9 comments to Nipper Dies

  • jan

    The trademark of HMV little dog Nipper was a real animal he died in 1895 and was buried beneath the Lloyds Bank in I think its CLarence street Kingston Surrey where NIPPER ALLEY commemorates the little dog which became the HMV logo. The signs been nicked a couple of times by souvenir hunters but if HMV does pass away will just become another bit of forgotten signage i suppose ……….

  • matt

    Well it is no surprize to me that HMV have blown up… To be brutal they lost the plot a long time ago. While I used to find rare and obscure music on its shelves this all but disapeard some time ago and I found myself looking more to Amazon to find my oddities, eventually I didn’t even bother to go in the shop as close as it was to me at work. I would find myself drawn away to other smaller shops and even market stalls to find the less mass market music and DVD I love. As for the online HMV shop it was a mine field and very hard to find anything of interest and the prices were all over what you would have to pay on Amazon…. Enough said I think.

  • Dan Terrell

    I have a number of HMV red label 78s that I treasure stored in plastic and stiff-paper albums. These are great sounding and handsome disks. Nipper in full colour in the center above the hole! Sorry the company went under.
    And – hold on -yet another story which I’ll make brief: For years on my drive to work in Washington, I went down a narrow road with a number of ups and downs. Topping one such off to the right beyond some trees, near a gas/petrol station would, appear a four-story Nipper. As real, except for size, as could be and always amazing to suddenly see.
    Eventually I pulled over and went across to find out what the story was. A man and his wife had bought the promotional statue from a world fair and freighted it home. It and the gramaphone stood there for many years, sometimes wearing a cap of snow, sometimes with the sunrise behind its ears and always a welcoming sight above the trees. Then it disappeared.
    The Washington Post eventually had the story: The couple had sold it and it had been trucked away to the Midwest, somewhere, to be used in a shopping center – I think.

  • Liz Rose

    My cynical self says “high volumes of third-rate” is what’s on offer these days, from food to the internet to clothing to music to movies to……too much. She said, grumpily.

  • snowy

    The second picture hints at the wider tale. HMV was in it’s time, the equal of a well known store named after a fruit [the one linked with sin, that sells the shiny white things].

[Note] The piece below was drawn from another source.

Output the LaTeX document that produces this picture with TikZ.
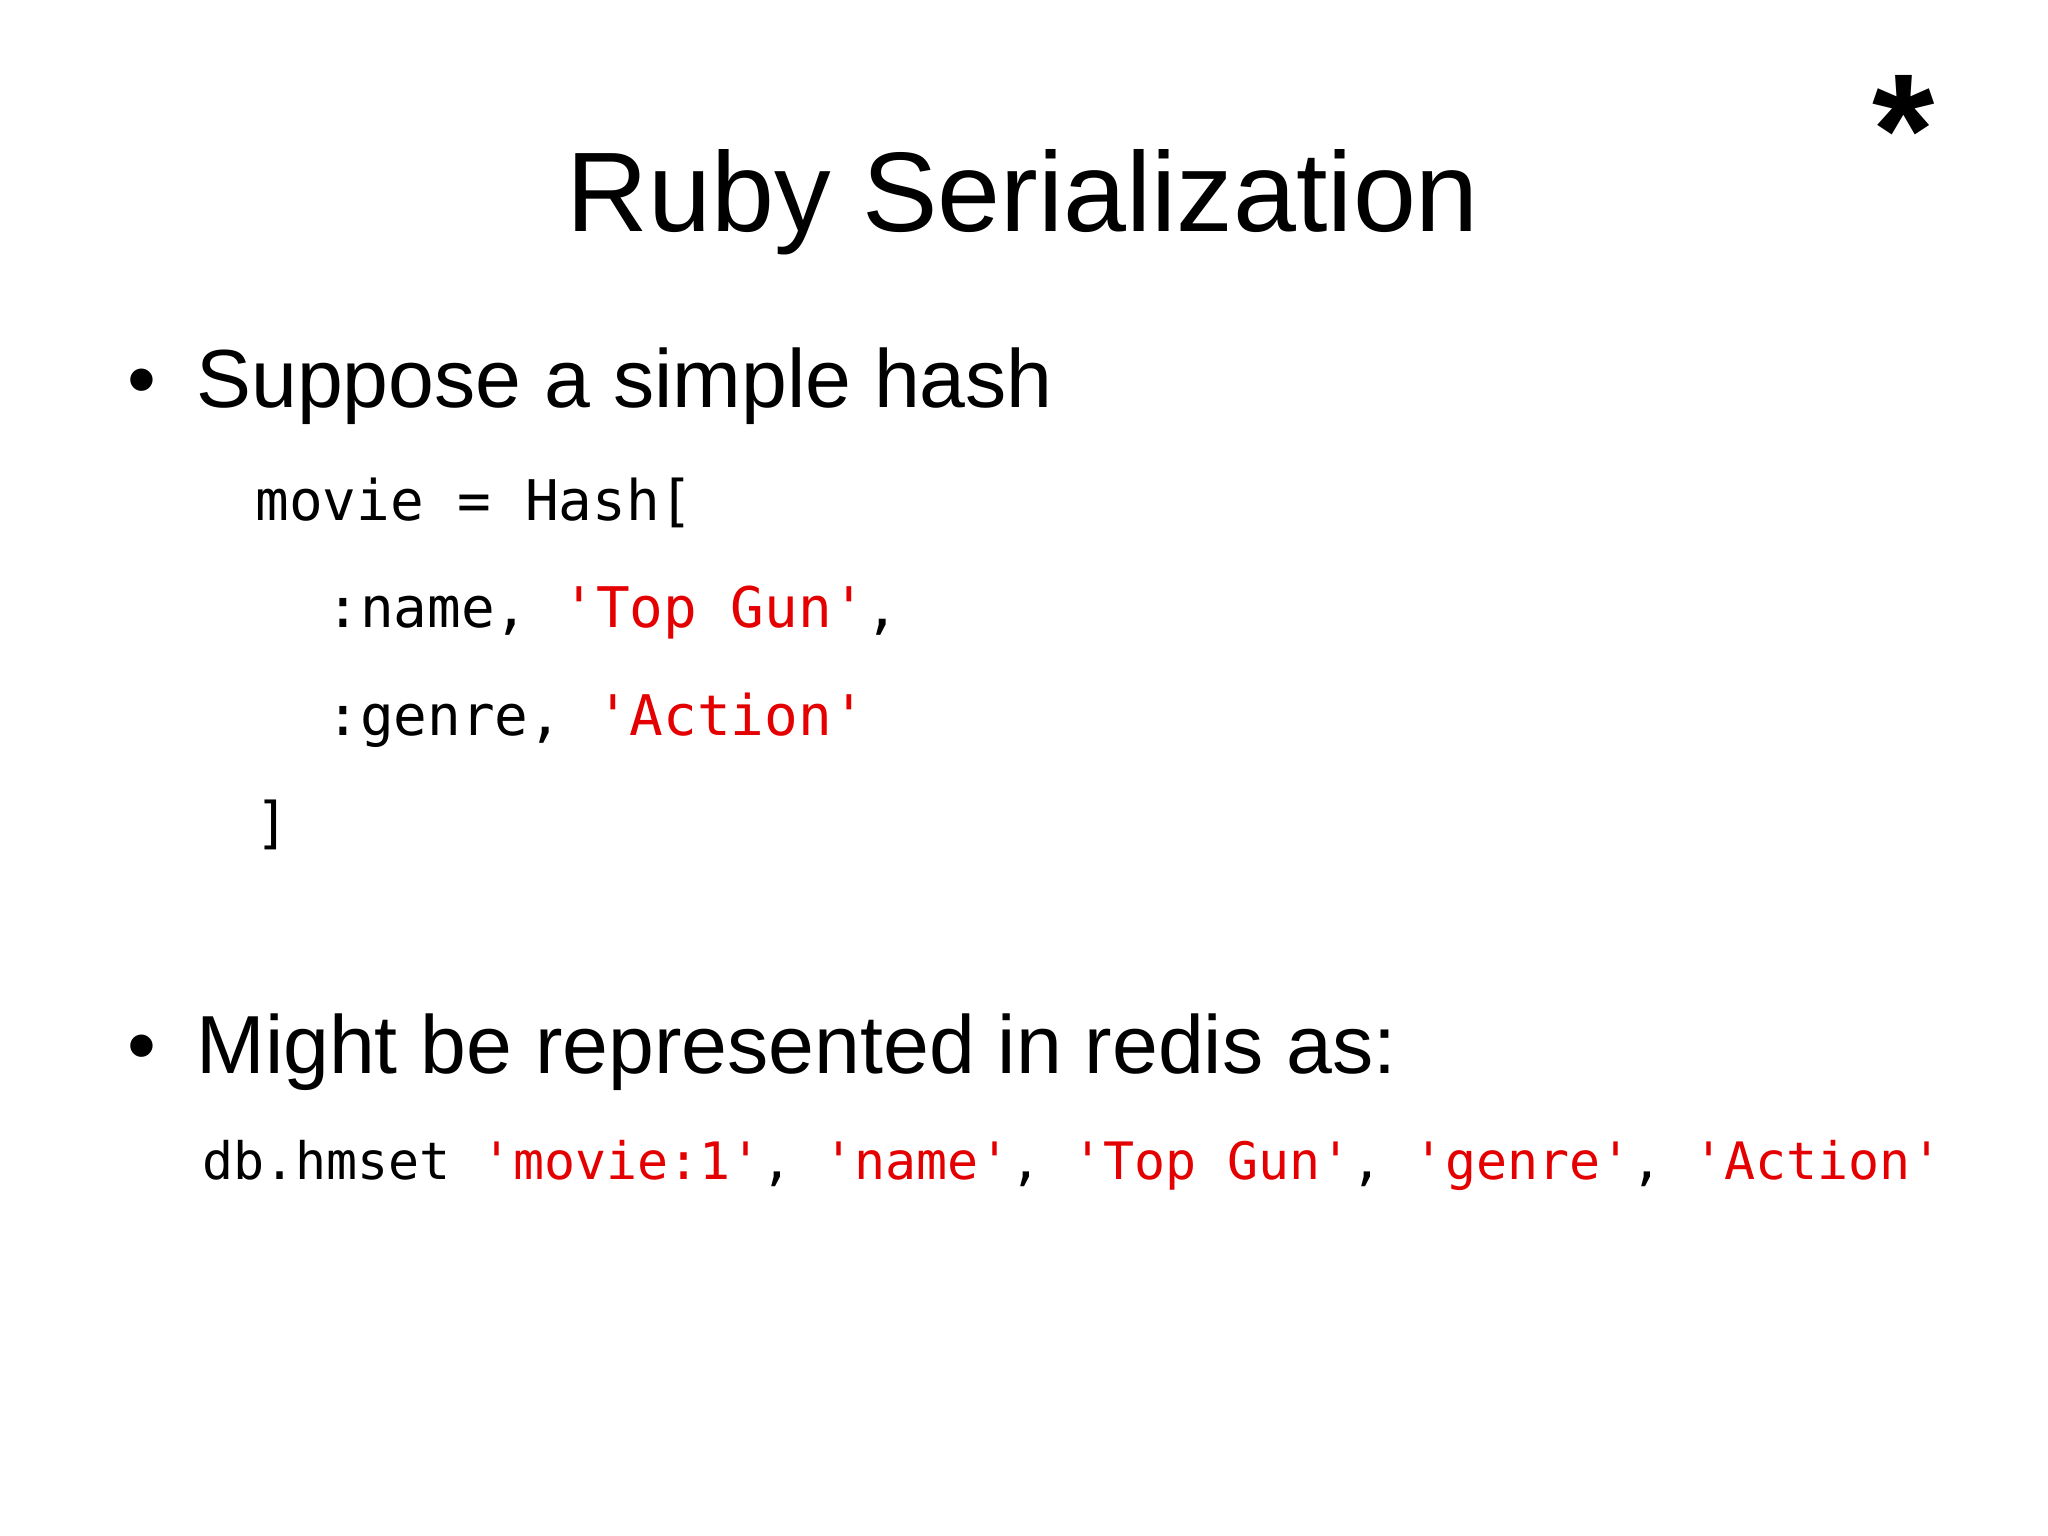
\documentclass[tikz,border=0pt]{standalone}
\usepackage{fontspec}
\setmainfont{Liberation Sans}
\setmonofont{DejaVu Sans Mono}
\definecolor{codered}{RGB}{228,0,0}
\begin{document}
\begin{tikzpicture}[x=0.5pt,y=-0.5pt,
  txt/.style={anchor=base west,inner sep=0pt},
  bul/.style={txt,font=\fontsize{41.2}{50}\selectfont},
  code/.style={txt,font=\fontsize{28}{32}\ttfamily},
  code2/.style={txt,font=\fontsize{25.8}{32}\ttfamily}]
\useasboundingbox (0,0) rectangle (2048,1535);
\node[anchor=base,inner sep=0pt,font=\fontsize{56.6}{70}\selectfont] (title) at (1023,232) {Ruby Serialization};
\node[anchor=center,inner sep=0pt,font=\bfseries\fontsize{80}{80}\selectfont] (star) at (1904,130) {*};
\node[bul] (b1) at (127,407) {•};
\node[bul] (t1) at (196,407) {Suppose a simple hash};
\node[code] (c1) at (255,520) {movie = Hash[};
\node[code] (c2) at (326,627) {:name, \textcolor{codered}{'Top Gun'},};
\node[code] (c3) at (326,735) {:genre, \textcolor{codered}{'Action'}};
\node[code] (c4) at (255,842) {]};
\node[bul] (b2) at (127,1073) {•};
\node[bul] (t2) at (196,1073) {Might be represented in redis as:};
\node[code2] (c5) at (202,1179) {db.hmset \textcolor{codered}{'movie:1'}, \textcolor{codered}{'name'}, \textcolor{codered}{'Top Gun'}, \textcolor{codered}{'genre'}, \textcolor{codered}{'Action'}};
\end{tikzpicture}
\end{document}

    It started selling gramophones, and only dabbled in the tawdy business of music as a necessary evil, if you want to sell ‘hardware’ somebody has to sell ‘software’. And it was also is a handy supply of income, though not as profitable.

    Just as the market for ‘grams’ was getting saturated, a stoke of good luck happened, and domestic ‘Wireless’ was born, along with other home electrical wares. They made and sold a lot of their own brands, so making a very tidy sum.

    They struck lucky again, with the arrival of Television. The last big thing was the invention of the ‘teenager’. By now they are very big, very comfortable, and frankly complacent.

    This had taken about 50 years, and other companies have been watching and slowly catching up, and they now make better and cheaper ‘hardware’. But HMV can lumber on, records are booming, they own a few record labels, all is fine.

    But a shop isn’t just a shop, it’s a delivery system, and if somebody invents a better or cheaper delivery system, it might get ‘sticky’. Oh! some one has, “f-f-f-fiddlesticks!”.

    That and the fact that old customers were ‘falling off the twig’ and not being replaced, new potential customers were not remotely interested. “What’s an album, Grandad?”

    Add in the inexorable rise in the cost of trading in high profile locations and a series of increasingly desperate moves into other areas, that were each ‘circling the drain’ already. The lid was on and muffled sound of hammering, was ringing out like the final knell.

    “Ask not for whom the bell tolls” etc.

    In the end they didn’t just not ask, they were too busy ramming bits of the torn up sleeves of Skeletal Spice’s latest attempt to diminish the world’s supply of usable plastic* into their ears, to drown out the sound.

    [*Apart from that stuffed up her jumper obviously].

    Is it the end of record shops, probably not. In the same way Blockbuster will not be the end of video sales, the casual rental of physical discs perhaps.

    They have monopolised the space for so long, unless somebody fills the vacuum quickly, people will get out of the habit and move to some other method, legal or otherwise.

    Where there is demand some one will rise to fill it, will there be a return to local niche shops?

  • glasgow1975

    I’ll not miss HMV as much as Tower Records, it was great for foreign imports & magazines, magazines at least I could still get at Borders . . . until they went under too :( Ebay it is now . . .

  • Lostintown

    An interesting piece of trivia. In the picture of nipper looking into the horn of the gramophone by artist Frances Barraud, he is sitting on the lid of his master’s coffin. A lovely piece of maudlin sentimentality that adds a little to the story I think.

  • Charlie Copeland

    I attended a boarding school in California that had the remains of Nipper buried on the grounds. No one knew quite where.he was, just that he was somewhere on the grounds of Menlo School for Boys which had inherited the old Victor Mansion in Atherton, south of San Francisco in Silicon Valley. I will be happy to have this tidbit of obscure information rattling around Mr. Bryant’s brain as well as my own. This one takes some pride in recognizing a sympathetic character, though the world has careened into oblivion. I look forward to visiting the list of pubs attached to Victoria Vanishes and am sure that the images of my visits will pop up out of time but in some magical and curious context that will have my wife rolling her lovely eyes in the most bizarre manner, Thank you! Charlie

  • Helen Martin

    So Nipper is buried in London and in Atherton, CA. Any other bids? We have some of those 78′s, too, mostly from the 40′s when my parents were buying them. I really like Snowy’s analysis of the history of marketing. Substitute any one of a dozen different items for HMV and his outline will fit. It makes me feel a little better about the inevitable change of everything. Re Bryant and May: I bought a bag of Sherbet Lemons and one of Pear Drops while in Victoria and my husband is now partial to the lemons because you can taste them for hours afterward and therefore don’t feel the need to eat any more. Interesting logic.